** BEGIN Material provided **
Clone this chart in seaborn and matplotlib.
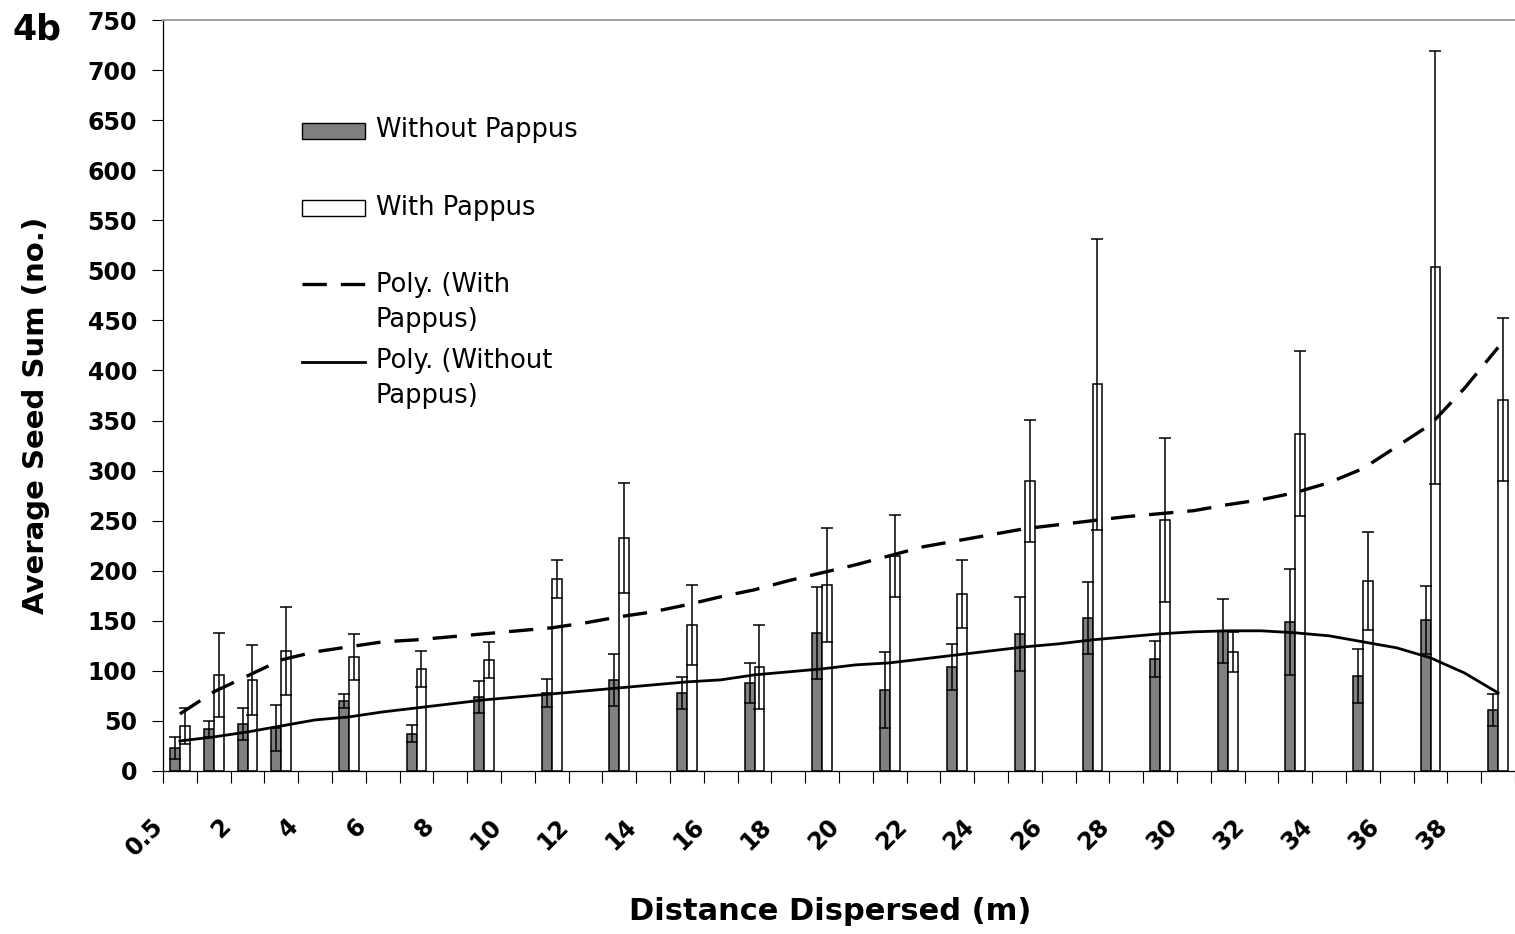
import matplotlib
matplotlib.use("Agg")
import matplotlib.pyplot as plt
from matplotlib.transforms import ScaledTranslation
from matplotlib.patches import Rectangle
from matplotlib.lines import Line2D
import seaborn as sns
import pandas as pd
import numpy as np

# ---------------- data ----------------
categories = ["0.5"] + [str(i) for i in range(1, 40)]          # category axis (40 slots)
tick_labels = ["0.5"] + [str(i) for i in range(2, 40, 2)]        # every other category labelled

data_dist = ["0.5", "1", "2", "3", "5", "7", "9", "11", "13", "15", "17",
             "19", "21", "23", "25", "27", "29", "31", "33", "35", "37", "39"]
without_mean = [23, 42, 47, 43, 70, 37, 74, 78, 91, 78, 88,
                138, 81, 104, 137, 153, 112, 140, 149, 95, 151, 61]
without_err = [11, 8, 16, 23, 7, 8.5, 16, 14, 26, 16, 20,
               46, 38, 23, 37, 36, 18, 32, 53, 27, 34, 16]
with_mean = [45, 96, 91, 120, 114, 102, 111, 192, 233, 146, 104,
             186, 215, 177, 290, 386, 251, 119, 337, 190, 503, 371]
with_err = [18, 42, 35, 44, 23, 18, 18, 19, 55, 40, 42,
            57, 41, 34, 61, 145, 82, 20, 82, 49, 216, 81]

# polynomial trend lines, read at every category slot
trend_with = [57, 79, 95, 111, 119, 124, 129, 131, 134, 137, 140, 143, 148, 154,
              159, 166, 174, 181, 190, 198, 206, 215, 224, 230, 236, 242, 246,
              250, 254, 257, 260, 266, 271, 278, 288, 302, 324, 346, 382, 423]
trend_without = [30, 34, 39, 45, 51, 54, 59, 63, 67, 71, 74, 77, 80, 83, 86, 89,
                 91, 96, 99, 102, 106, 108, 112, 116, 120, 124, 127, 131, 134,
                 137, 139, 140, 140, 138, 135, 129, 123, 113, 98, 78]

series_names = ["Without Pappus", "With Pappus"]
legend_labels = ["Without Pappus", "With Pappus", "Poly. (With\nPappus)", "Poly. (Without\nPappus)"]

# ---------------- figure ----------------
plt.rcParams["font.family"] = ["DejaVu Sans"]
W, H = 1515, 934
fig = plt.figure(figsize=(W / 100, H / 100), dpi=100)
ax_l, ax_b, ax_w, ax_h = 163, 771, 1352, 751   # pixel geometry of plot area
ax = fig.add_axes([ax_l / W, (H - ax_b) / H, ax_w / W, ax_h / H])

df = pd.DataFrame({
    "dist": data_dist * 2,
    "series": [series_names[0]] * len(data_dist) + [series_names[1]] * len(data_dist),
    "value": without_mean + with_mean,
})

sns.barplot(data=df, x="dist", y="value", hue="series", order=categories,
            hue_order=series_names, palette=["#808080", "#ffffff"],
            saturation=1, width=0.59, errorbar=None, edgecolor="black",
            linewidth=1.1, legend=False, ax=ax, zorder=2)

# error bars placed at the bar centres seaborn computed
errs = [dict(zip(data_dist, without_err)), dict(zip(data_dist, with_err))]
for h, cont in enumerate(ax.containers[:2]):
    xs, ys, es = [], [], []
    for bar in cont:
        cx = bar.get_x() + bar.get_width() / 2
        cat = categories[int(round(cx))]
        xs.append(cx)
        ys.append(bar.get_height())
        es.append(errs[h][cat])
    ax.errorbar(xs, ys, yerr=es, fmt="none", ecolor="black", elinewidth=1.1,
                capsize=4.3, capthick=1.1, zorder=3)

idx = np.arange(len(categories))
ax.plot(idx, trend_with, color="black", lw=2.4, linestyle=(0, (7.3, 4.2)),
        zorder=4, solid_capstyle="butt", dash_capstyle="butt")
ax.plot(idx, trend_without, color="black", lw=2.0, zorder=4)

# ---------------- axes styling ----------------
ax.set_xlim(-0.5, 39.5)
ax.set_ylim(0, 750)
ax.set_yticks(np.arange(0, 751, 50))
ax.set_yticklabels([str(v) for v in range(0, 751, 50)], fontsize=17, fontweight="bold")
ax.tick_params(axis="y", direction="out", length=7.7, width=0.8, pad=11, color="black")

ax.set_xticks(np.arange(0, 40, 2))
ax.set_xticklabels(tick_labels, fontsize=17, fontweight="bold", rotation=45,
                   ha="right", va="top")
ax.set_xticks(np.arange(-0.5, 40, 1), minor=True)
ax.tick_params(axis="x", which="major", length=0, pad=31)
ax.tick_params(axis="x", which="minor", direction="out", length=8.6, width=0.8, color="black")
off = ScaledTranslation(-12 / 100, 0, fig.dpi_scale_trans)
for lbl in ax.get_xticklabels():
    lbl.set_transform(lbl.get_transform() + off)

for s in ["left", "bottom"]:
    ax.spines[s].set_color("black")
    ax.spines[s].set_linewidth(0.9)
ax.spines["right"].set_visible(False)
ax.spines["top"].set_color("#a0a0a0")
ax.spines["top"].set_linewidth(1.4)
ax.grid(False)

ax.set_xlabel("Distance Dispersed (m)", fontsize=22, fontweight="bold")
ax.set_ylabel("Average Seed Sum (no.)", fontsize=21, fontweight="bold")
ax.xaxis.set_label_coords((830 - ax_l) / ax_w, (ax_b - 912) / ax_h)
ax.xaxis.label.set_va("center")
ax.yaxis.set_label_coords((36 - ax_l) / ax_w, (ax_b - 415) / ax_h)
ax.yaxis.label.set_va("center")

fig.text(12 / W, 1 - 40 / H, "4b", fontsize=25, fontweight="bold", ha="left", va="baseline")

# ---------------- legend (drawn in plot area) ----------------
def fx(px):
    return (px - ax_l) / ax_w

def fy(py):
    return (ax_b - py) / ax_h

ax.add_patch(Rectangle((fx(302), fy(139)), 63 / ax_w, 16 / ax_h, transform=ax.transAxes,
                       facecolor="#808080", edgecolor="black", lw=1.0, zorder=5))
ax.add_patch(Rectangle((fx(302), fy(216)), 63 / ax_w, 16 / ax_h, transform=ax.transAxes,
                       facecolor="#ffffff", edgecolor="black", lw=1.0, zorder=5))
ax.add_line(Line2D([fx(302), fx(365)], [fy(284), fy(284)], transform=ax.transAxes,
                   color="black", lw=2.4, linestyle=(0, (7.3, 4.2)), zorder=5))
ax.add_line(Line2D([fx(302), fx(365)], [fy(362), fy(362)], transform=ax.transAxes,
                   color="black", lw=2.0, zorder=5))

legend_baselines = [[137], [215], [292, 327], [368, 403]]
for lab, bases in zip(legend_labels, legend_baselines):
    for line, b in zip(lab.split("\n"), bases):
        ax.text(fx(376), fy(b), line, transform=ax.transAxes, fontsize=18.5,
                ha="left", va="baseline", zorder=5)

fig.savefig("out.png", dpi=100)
** END Material provided **
Without the pictures, copy the material exactly as given.

- Response to this exercise -
Clone this chart in seaborn and matplotlib.
import matplotlib
matplotlib.use("Agg")
import matplotlib.pyplot as plt
from matplotlib.transforms import ScaledTranslation
from matplotlib.patches import Rectangle
from matplotlib.lines import Line2D
import seaborn as sns
import pandas as pd
import numpy as np

# ---------------- data ----------------
categories = ["0.5"] + [str(i) for i in range(1, 40)]          # category axis (40 slots)
tick_labels = ["0.5"] + [str(i) for i in range(2, 40, 2)]        # every other category labelled

data_dist = ["0.5", "1", "2", "3", "5", "7", "9", "11", "13", "15", "17",
             "19", "21", "23", "25", "27", "29", "31", "33", "35", "37", "39"]
without_mean = [23, 42, 47, 43, 70, 37, 74, 78, 91, 78, 88,
                138, 81, 104, 137, 153, 112, 140, 149, 95, 151, 61]
without_err = [11, 8, 16, 23, 7, 8.5, 16, 14, 26, 16, 20,
               46, 38, 23, 37, 36, 18, 32, 53, 27, 34, 16]
with_mean = [45, 96, 91, 120, 114, 102, 111, 192, 233, 146, 104,
             186, 215, 177, 290, 386, 251, 119, 337, 190, 503, 371]
with_err = [18, 42, 35, 44, 23, 18, 18, 19, 55, 40, 42,
            57, 41, 34, 61, 145, 82, 20, 82, 49, 216, 81]

# polynomial trend lines, read at every category slot
trend_with = [57, 79, 95, 111, 119, 124, 129, 131, 134, 137, 140, 143, 148, 154,
              159, 166, 174, 181, 190, 198, 206, 215, 224, 230, 236, 242, 246,
              250, 254, 257, 260, 266, 271, 278, 288, 302, 324, 346, 382, 423]
trend_without = [30, 34, 39, 45, 51, 54, 59, 63, 67, 71, 74, 77, 80, 83, 86, 89,
                 91, 96, 99, 102, 106, 108, 112, 116, 120, 124, 127, 131, 134,
                 137, 139, 140, 140, 138, 135, 129, 123, 113, 98, 78]

series_names = ["Without Pappus", "With Pappus"]
legend_labels = ["Without Pappus", "With Pappus", "Poly. (With\nPappus)", "Poly. (Without\nPappus)"]

# ---------------- figure ----------------
plt.rcParams["font.family"] = ["DejaVu Sans"]
W, H = 1515, 934
fig = plt.figure(figsize=(W / 100, H / 100), dpi=100)
ax_l, ax_b, ax_w, ax_h = 163, 771, 1352, 751   # pixel geometry of plot area
ax = fig.add_axes([ax_l / W, (H - ax_b) / H, ax_w / W, ax_h / H])

df = pd.DataFrame({
    "dist": data_dist * 2,
    "series": [series_names[0]] * len(data_dist) + [series_names[1]] * len(data_dist),
    "value": without_mean + with_mean,
})

sns.barplot(data=df, x="dist", y="value", hue="series", order=categories,
            hue_order=series_names, palette=["#808080", "#ffffff"],
            saturation=1, width=0.59, errorbar=None, edgecolor="black",
            linewidth=1.1, legend=False, ax=ax, zorder=2)

# error bars placed at the bar centres seaborn computed
errs = [dict(zip(data_dist, without_err)), dict(zip(data_dist, with_err))]
for h, cont in enumerate(ax.containers[:2]):
    xs, ys, es = [], [], []
    for bar in cont:
        cx = bar.get_x() + bar.get_width() / 2
        cat = categories[int(round(cx))]
        xs.append(cx)
        ys.append(bar.get_height())
        es.append(errs[h][cat])
    ax.errorbar(xs, ys, yerr=es, fmt="none", ecolor="black", elinewidth=1.1,
                capsize=4.3, capthick=1.1, zorder=3)

idx = np.arange(len(categories))
ax.plot(idx, trend_with, color="black", lw=2.4, linestyle=(0, (7.3, 4.2)),
        zorder=4, solid_capstyle="butt", dash_capstyle="butt")
ax.plot(idx, trend_without, color="black", lw=2.0, zorder=4)

# ---------------- axes styling ----------------
ax.set_xlim(-0.5, 39.5)
ax.set_ylim(0, 750)
ax.set_yticks(np.arange(0, 751, 50))
ax.set_yticklabels([str(v) for v in range(0, 751, 50)], fontsize=17, fontweight="bold")
ax.tick_params(axis="y", direction="out", length=7.7, width=0.8, pad=11, color="black")

ax.set_xticks(np.arange(0, 40, 2))
ax.set_xticklabels(tick_labels, fontsize=17, fontweight="bold", rotation=45,
                   ha="right", va="top")
ax.set_xticks(np.arange(-0.5, 40, 1), minor=True)
ax.tick_params(axis="x", which="major", length=0, pad=31)
ax.tick_params(axis="x", which="minor", direction="out", length=8.6, width=0.8, color="black")
off = ScaledTranslation(-12 / 100, 0, fig.dpi_scale_trans)
for lbl in ax.get_xticklabels():
    lbl.set_transform(lbl.get_transform() + off)

for s in ["left", "bottom"]:
    ax.spines[s].set_color("black")
    ax.spines[s].set_linewidth(0.9)
ax.spines["right"].set_visible(False)
ax.spines["top"].set_color("#a0a0a0")
ax.spines["top"].set_linewidth(1.4)
ax.grid(False)

ax.set_xlabel("Distance Dispersed (m)", fontsize=22, fontweight="bold")
ax.set_ylabel("Average Seed Sum (no.)", fontsize=21, fontweight="bold")
ax.xaxis.set_label_coords((830 - ax_l) / ax_w, (ax_b - 912) / ax_h)
ax.xaxis.label.set_va("center")
ax.yaxis.set_label_coords((36 - ax_l) / ax_w, (ax_b - 415) / ax_h)
ax.yaxis.label.set_va("center")

fig.text(12 / W, 1 - 40 / H, "4b", fontsize=25, fontweight="bold", ha="left", va="baseline")

# ---------------- legend (drawn in plot area) ----------------
def fx(px):
    return (px - ax_l) / ax_w

def fy(py):
    return (ax_b - py) / ax_h

ax.add_patch(Rectangle((fx(302), fy(139)), 63 / ax_w, 16 / ax_h, transform=ax.transAxes,
                       facecolor="#808080", edgecolor="black", lw=1.0, zorder=5))
ax.add_patch(Rectangle((fx(302), fy(216)), 63 / ax_w, 16 / ax_h, transform=ax.transAxes,
                       facecolor="#ffffff", edgecolor="black", lw=1.0, zorder=5))
ax.add_line(Line2D([fx(302), fx(365)], [fy(284), fy(284)], transform=ax.transAxes,
                   color="black", lw=2.4, linestyle=(0, (7.3, 4.2)), zorder=5))
ax.add_line(Line2D([fx(302), fx(365)], [fy(362), fy(362)], transform=ax.transAxes,
                   color="black", lw=2.0, zorder=5))

legend_baselines = [[137], [215], [292, 327], [368, 403]]
for lab, bases in zip(legend_labels, legend_baselines):
    for line, b in zip(lab.split("\n"), bases):
        ax.text(fx(376), fy(b), line, transform=ax.transAxes, fontsize=18.5,
                ha="left", va="baseline", zorder=5)

fig.savefig("out.png", dpi=100)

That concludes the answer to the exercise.